La lettura in musica, bisogna riconoscerlo, a tratti è davvero ipnotica e affascinante anche se in alcuni momenti sembra girare a vuoto, compiacendosi delle elegie agresti di Pasolini, dei balli campestri, delle fisarmoniche e dei bicchieri di vino.

Anche nella seconda parte dell’esibizione quando si tratta dei moti del lodo de Gasperi, la parte politica del romanzo viene scientemente ridotta all’osso, favorendo una lettura scenica coinvolgente, ma del tutto innocua dal punto di vista politico fino a banalizzarne il significato profondo.

Ne risulta un Pasolini godibile, ma per nulla abrasivo, allo spettatore medio finiscono per sfuggire completamente presupposti, contesto e significati dell’opera.

La meravigliosa musica contribuisce a confezionare uno spettacolo nel complesso affascinante ma del tutto privo di tensione drammatica. Non si capiscono per niente le motivazioni che sostengono la vicenda che risulta confusa e perfino caotica nei suoi quadri che appaiono quasi scollegati tra loro.

Elio Germano, da grande istrione qual è, sovra-interpreta la lettura, gigioneggia e carica di espressività sopra le righe ogni frase del testo, in un accumulo di forzata emotività, a tratti insostenibile, che ne snatura la poetica, fino a trasformare il Sogno in un agitato Sonno.

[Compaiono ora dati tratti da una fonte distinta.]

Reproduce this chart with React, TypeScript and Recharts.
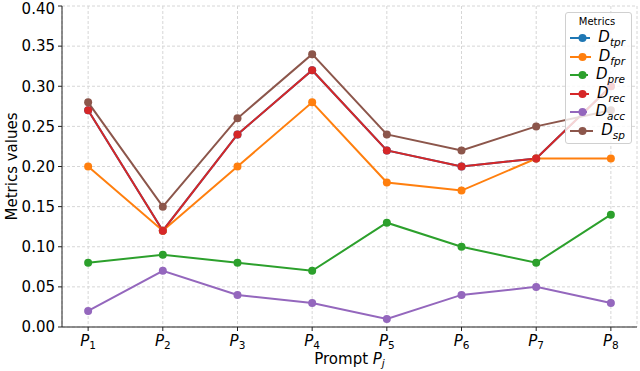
import { CartesianGrid, Legend, Line, LineChart, XAxis, YAxis } from "recharts";

// prompts P1..P8
const prompts = [1, 2, 3, 4, 5, 6, 7, 8];
const yTicks = [0, 0.05, 0.1, 0.15, 0.2, 0.25, 0.3, 0.35, 0.4];

const dTpr = [0.27, 0.12, 0.24, 0.32, 0.22, 0.2, 0.21, 0.3];
const dFpr = [0.2, 0.12, 0.2, 0.28, 0.18, 0.17, 0.21, 0.21];
const dPre = [0.08, 0.09, 0.08, 0.07, 0.13, 0.1, 0.08, 0.14];
const dRec = [0.27, 0.12, 0.24, 0.32, 0.22, 0.2, 0.21, 0.3];
const dAcc = [0.02, 0.07, 0.04, 0.03, 0.01, 0.04, 0.05, 0.03];
const dSp = [0.28, 0.15, 0.26, 0.34, 0.24, 0.22, 0.25, 0.27];

const series = [
  { key: "tpr", color: "#1f77b4", values: dTpr },
  { key: "fpr", color: "#ff7f0e", values: dFpr },
  { key: "pre", color: "#2ca02c", values: dPre },
  { key: "rec", color: "#d62728", values: dRec },
  { key: "acc", color: "#9467bd", values: dAcc },
  { key: "sp", color: "#8c564b", values: dSp },
];

const data = prompts.map((p, i) => {
  const row: Record<string, number> = { p };
  series.forEach((s) => (row[s.key] = s.values[i]));
  return row;
});

const FONT = "DejaVu Sans";

function PromptTick({ x, y, payload }: any) {
  return (
    <text x={x} y={y + 13} textAnchor="middle" fontSize={15} fill="#000" fontFamily={FONT}>
      <tspan fontStyle="italic">P</tspan>
      <tspan fontSize={10.5} dy={3}>{payload.value}</tspan>
    </text>
  );
}

function XLabel({ viewBox }: any) {
  const cx = viewBox.x + viewBox.width / 2;
  return (
    <text x={cx} y={364} textAnchor="middle" fontSize={15} fill="#000" fontFamily={FONT}>
      Prompt <tspan fontStyle="italic">P</tspan>
      <tspan fontSize={10.5} fontStyle="italic" dy={3}>j</tspan>
    </text>
  );
}

function YLabel({ viewBox }: any) {
  const cy = viewBox.y + viewBox.height / 2;
  return (
    <text
      x={17}
      y={cy}
      transform={`rotate(-90 17 ${cy})`}
      textAnchor="middle"
      fontSize={15}
      fill="#000"
      fontFamily={FONT}
    >
      Metrics values
    </text>
  );
}

function MetricsLegend() {
  return (
    <div
      style={{
        background: "rgba(255,255,255,0.8)",
        border: "1px solid #d0d0d0",
        borderRadius: 3,
        padding: "3px 6px 3px 3px",
        fontFamily: FONT,
        color: "#000",
      }}
    >
      <div style={{ fontSize: 10, lineHeight: "12px", textAlign: "center", marginBottom: 1 }}>Metrics</div>
      {series.map((s) => (
        <div key={s.key} style={{ display: "flex", alignItems: "center", height: 18.5 }}>
          <svg width={27} height={12} style={{ marginRight: 8 }}>
            <line x1={1} y1={6} x2={26} y2={6} stroke={s.color} strokeWidth={2} />
            <circle cx={13.5} cy={6} r={4} fill={s.color} />
          </svg>
          <span style={{ fontSize: 15, fontStyle: "italic" }}>
            D<sub style={{ fontSize: 10.5, verticalAlign: "-4px" }}>{s.key}</sub>
          </span>
        </div>
      ))}
    </div>
  );
}

export default function App() {
  document.body.style.margin = "0";
  return (
    <div style={{ width: 640, height: 371, background: "#fff" }}>
      <LineChart
        width={640}
        height={371}
        data={data}
        margin={{ top: 6, right: 3, bottom: 0, left: 0 }}
        style={{ fontFamily: FONT }}
      >
        <CartesianGrid stroke="#d6d6d6" strokeDasharray="3 2" />
        <XAxis
          dataKey="p"
          type="number"
          domain={[0.65, 8.35]}
          ticks={prompts}
          tick={<PromptTick />}
          tickSize={4}
          tickMargin={2}
          height={44}
          stroke="#222"
          axisLine={{ stroke: "#222", strokeWidth: 1 }}
          label={<XLabel />}
          allowDataOverflow
        />
        <XAxis xAxisId="top" dataKey="p" type="number" domain={[0.65, 8.35]} orientation="top" height={0} tick={false} tickLine={false} stroke="#222" />
        <YAxis
          domain={[0, 0.4]}
          ticks={yTicks}
          tickFormatter={(v: number) => v.toFixed(2)}
          tick={{ fontSize: 15, fill: "#000" }}
          tickSize={4}
          tickMargin={3}
          width={62}
          stroke="#222"
          label={<YLabel />}
          allowDataOverflow
        />
        <YAxis yAxisId="right" orientation="right" domain={[0, 0.4]} width={0} tick={false} tickLine={false} stroke="#222" />
        <Legend
          layout="vertical"
          align="center"
          verticalAlign="middle"
          content={<MetricsLegend />}
          wrapperStyle={{ top: 12, left: 565, width: 67 }}
        />
        {series.map((s) => (
          <Line
            key={s.key}
            dataKey={s.key}
            stroke={s.color}
            strokeWidth={2}
            dot={{ r: 4, fill: s.color, stroke: s.color, strokeWidth: 0 }}
            activeDot={false}
            isAnimationActive={false}
          />
        ))}
      </LineChart>
    </div>
  );
}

Nelle ultime pagine del romanzo i ragazzi si ritrovano al capezzale di Eligio morente:

Ti devi guarire, sai Eligio” gli disse il Nini, chinandosi su di lui fino quasi a sfiorarlo con una mano sulla fronte; egli fece di sì col capo. “Ehi, compagno, non ti ricordi di me?” chiese il Nini. Egli voltò quasi di colpo la testa verso di lui, e mormorò svelto una frase incomprensibile, con uno sforzo così acuto che lo lasciò senza respiro, con gli occhi chiusi, e continuò ad accennare di no col capo, come per far capire che comprendeva bene chi lui fosse; poi stette a guardarlo per qualche tempo fissamente: pareva che qualcosa come un sorriso nascesse in fondo ai suoi occhi spenti. Puntò ad un tratto un dito verso il Nini, ma il braccio gli ricadde subito, mentre nuovamente diceva, gemendo delle parole senza senso. “Una cosa” pareva dicesse, “Una cosa!”